When we hear the term “disordered eating,” we naturally assume it’s another way of saying one has an eating disorder. However, these terms are not interchangeable. So what distinguishes disordered eating from a full-blown eating disorder?  It’s all about the degree.


With an eating disorder, food intake and weight issues consume your thoughts and actions making it nearly impossible to focus on anything else (therefore considered more of a mental illness); often causing multiple, serious physical problems and, in severe cases, can become life threatening.

On the other hand, disordered eating is much more common and symptoms typically occur less frequently than those of an eating disorder. Changes in eating patterns due to momentary stressors, athletic events, or even an illness would be considered disordered eating. Disordered eating can be defined as an unhealthy relationship with food; whereas an eating disorder is a psychiatric illness that is far more complex.

Individuals with both disordered eating as well as eating disorders will develop atypical eating habits which can lead to nutritional deficiencies.
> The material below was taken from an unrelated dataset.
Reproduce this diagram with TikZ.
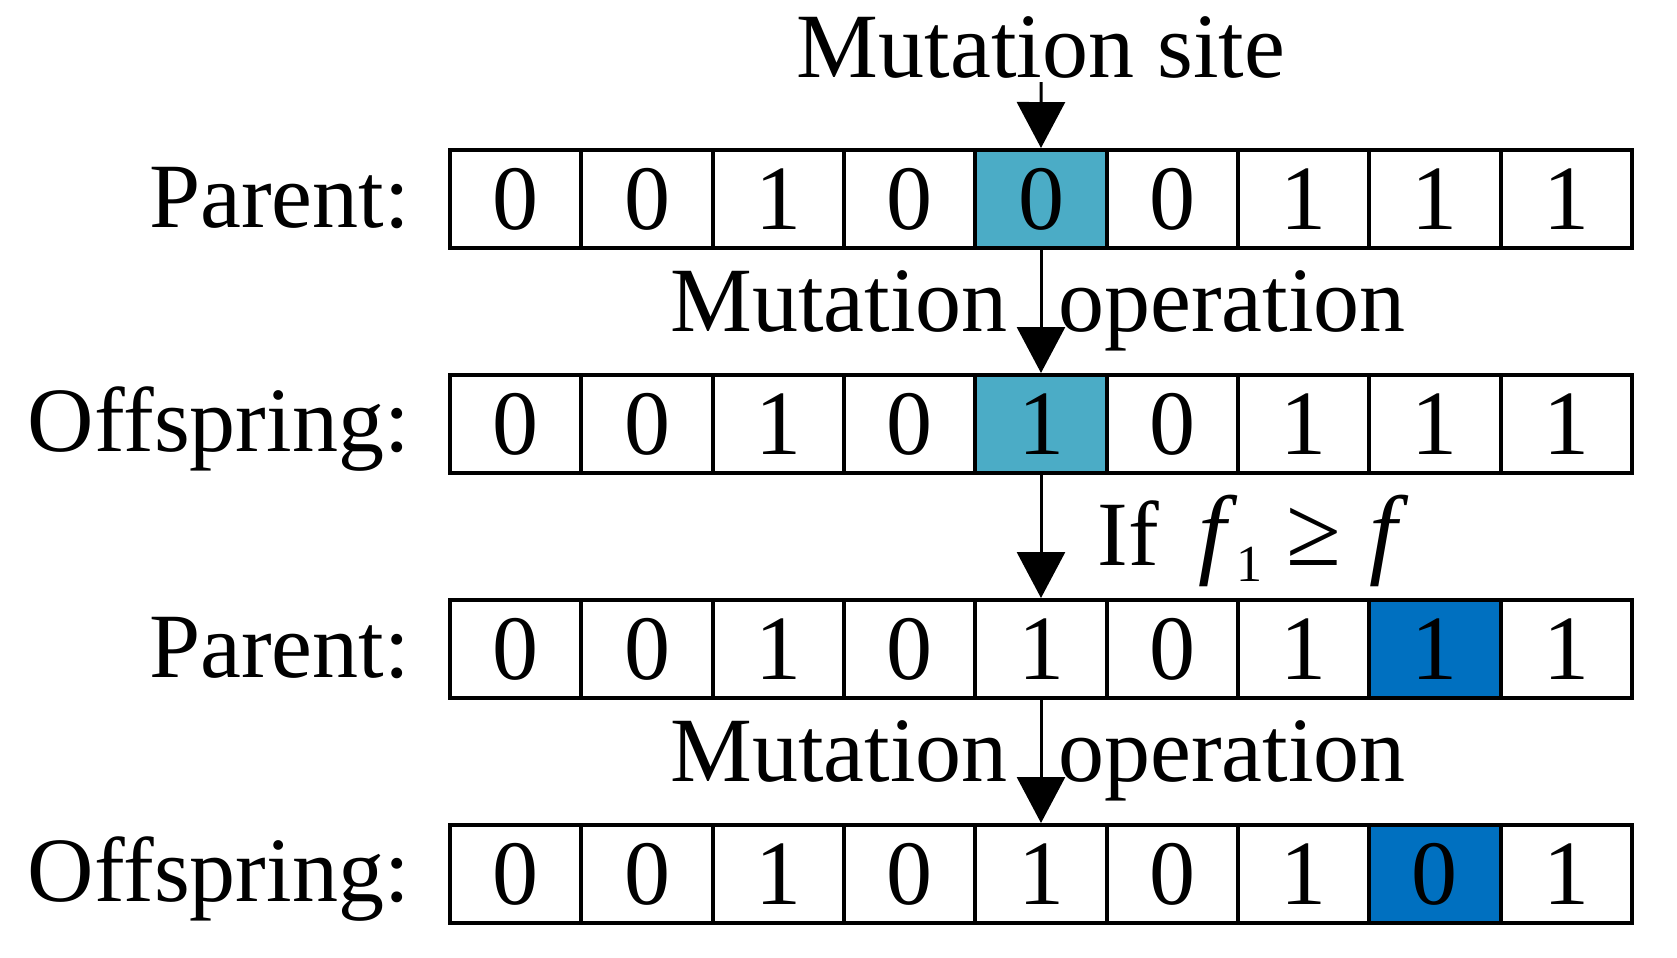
\documentclass[tikz,border=0pt]{standalone}
\usepackage{fontspec}
\setmainfont{Liberation Serif}
\usetikzlibrary{arrows.meta}
\definecolor{teal1}{RGB}{75,172,198}
\definecolor{blue1}{RGB}{0,112,192}
\newcommand{\bigf}{{\fontsize{50}{50}\selectfont\itshape f}}
\begin{document}
\begin{tikzpicture}[x=0.5pt,y=-0.5pt,
  cell/.style={draw, line width=2pt, minimum width=65.67pt, minimum height=49pt, inner sep=0pt, font=\fontsize{46}{55}\selectfont},
  lbl/.style={inner sep=0pt, font=\fontsize{46}{55}\selectfont},
  arr/.style={line width=1.5pt, -{Triangle[length=23pt,width=24pt]}}]
\useasboundingbox (0,0) rectangle (1677,958);
\fill[white] (0,0) rectangle (1677,958);
% rows of cells
\foreach \r/\y/\row in {
  1/199/{0/white,0/white,1/white,0/white,0/teal1,0/white,1/white,1/white,1/white},
  2/424/{0/white,0/white,1/white,0/white,1/teal1,0/white,1/white,1/white,1/white},
  3/649/{0/white,0/white,1/white,0/white,1/white,0/white,1/white,1/blue1,1/white},
  4/874/{0/white,0/white,1/white,0/white,1/white,0/white,1/white,0/blue1,1/white}}{
  \foreach \b/\f [count=\i] in \row {
    \node[cell, fill=\f] (r\r c\i) at ({515.67+131.33*(\i-1)},\y) {\b};
  }
}
% row labels
\node[lbl, anchor=base east] (p1) at (410,227) {Parent:};
\node[lbl, anchor=base east] (o1) at (410,451) {Offspring:};
\node[lbl, anchor=base east] (p2) at (410,677) {Parent:};
\node[lbl, anchor=base east] (o2) at (410,901) {Offspring:};
% mutation site
\node[lbl, anchor=base] (ms) at (1041,77) {Mutation site};
\coordinate (msa) at (1041,82);
\draw[arr] (msa) -- (r1c5.north);
% mutation operation labels
\node[lbl, anchor=base west] (mo1a) at (670,331) {Mutation};
\node[lbl, anchor=base west] (mo1b) at (1058,331) {operation};
\node[lbl, anchor=base west] (mo2a) at (670,781) {Mutation};
\node[lbl, anchor=base west] (mo2b) at (1058,781) {operation};
% condition
\node[lbl, anchor=base west] (cond) at (1097,565) {If\hspace{20pt}\bigf\hspace{5pt}\raisebox{-8pt}{\fontsize{26}{26}\selectfont 1}\hspace{12pt}{\fontsize{50}{50}\selectfont ≥}\hspace{14pt}\bigf};
% arrows
\draw[arr] (r1c5.south) -- (r2c5.north);
\draw[arr] (r2c5.south) -- (r3c5.north);
\draw[arr] (r3c5.south) -- (r4c5.north);
\end{tikzpicture}
\end{document}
The biggest concern for those with disordered eating is that it can lead to an eating disorder.

The William Alanson White Institute of Psychiatry, Psychoanalysis & Psychology shares the following:

1) Signs and Symptoms of Disordered Eating

Symptoms of disordered eating may include behavior, commonly associated with eating disorders, such as food restriction, binge eating, purging (via self-induced vomiting or excessive exercise, and use of diet pills and/or laxatives).  However, disordered eating might also include:

  • Self-worth or self-esteem based highly on body shape and weight
  • A disturbance in the way one experiences their body i.e. a person who falls in a healthy weight range, but continues to feel that they are overweight
  • Excessive or strict exercise routine
  • Obsessive calorie counting
  • Anxiety about certain foods or food groups
  • A rigid approach to eating: only eating certain foods, inflexible meal times, refusal to eat in restaurants or outside of one’s own home

2) Assessing the risk of Disordered Eating

As with other mental health issues, it is important to explore how and to what extent disordered eating is affecting your daily functioning.  Issues to consider include the following:

  • Concentration and ability to focus: do thoughts about food, body and exercise prevent concentration or impede performance at work or school?
  • Social life: is socializing compromised because it might require eating in a restaurant, consumption of foods that are scary or uncomfortable, or disruption of exercise routine?
  • Coping skills: Is food consumption or restriction used as way to manage life’s problems or cope with stressors?
  • Discomfort or anxiety: How much discomfort do thoughts of food and body cause?  Are these thoughts hard to shake and anxiety provoking?

A mental health professional can help to distinguish between disordered eating, eating disorders, a more normative diet and exercise patterns and determine whether you might be at risk.

3) Preventing and Managing Disordered Eating

Here are some things you can do to prevent or manage disordered eating:

  • Avoid fad or crash dieting: many diets are both too restrictive in terms of both quantity and variety, causing a feeling of deprivation and possibly lead to binge eating.  It is healthier to adopt a more inclusive meal plan in which all foods are incorporated in moderation.
  • Set healthy limits on exercise and focus on physical activities that are enjoyable.
  • Stop negative body talk: be mindful of overly critical talk about yourself or your body.
  • Throw away the scale: people with disordered eating often weight themselves daily or multiple times per day.

4) Treatment

The road to recovery with disordered eating starts with admitting that a problem exists. Although this can be really tough at first especially if your still clinging to the belief that weight loss is key to success, confidence and happiness. Remember that old habits are difficult to unlearn but the great news is that disordered behavior is learned behavior and this can be unlearned if you are motivated for change and willing to ask for help. Psychotherapy and the help of a Dietician specializing in this area is recommended to assist you on your road to recovery.


Disordered eating and eating disorders are different although they seem similar. If you feel you may have one or the other – don’t delay in seeking assistance. You never need to deal with this alone, a helping hand may be all you need.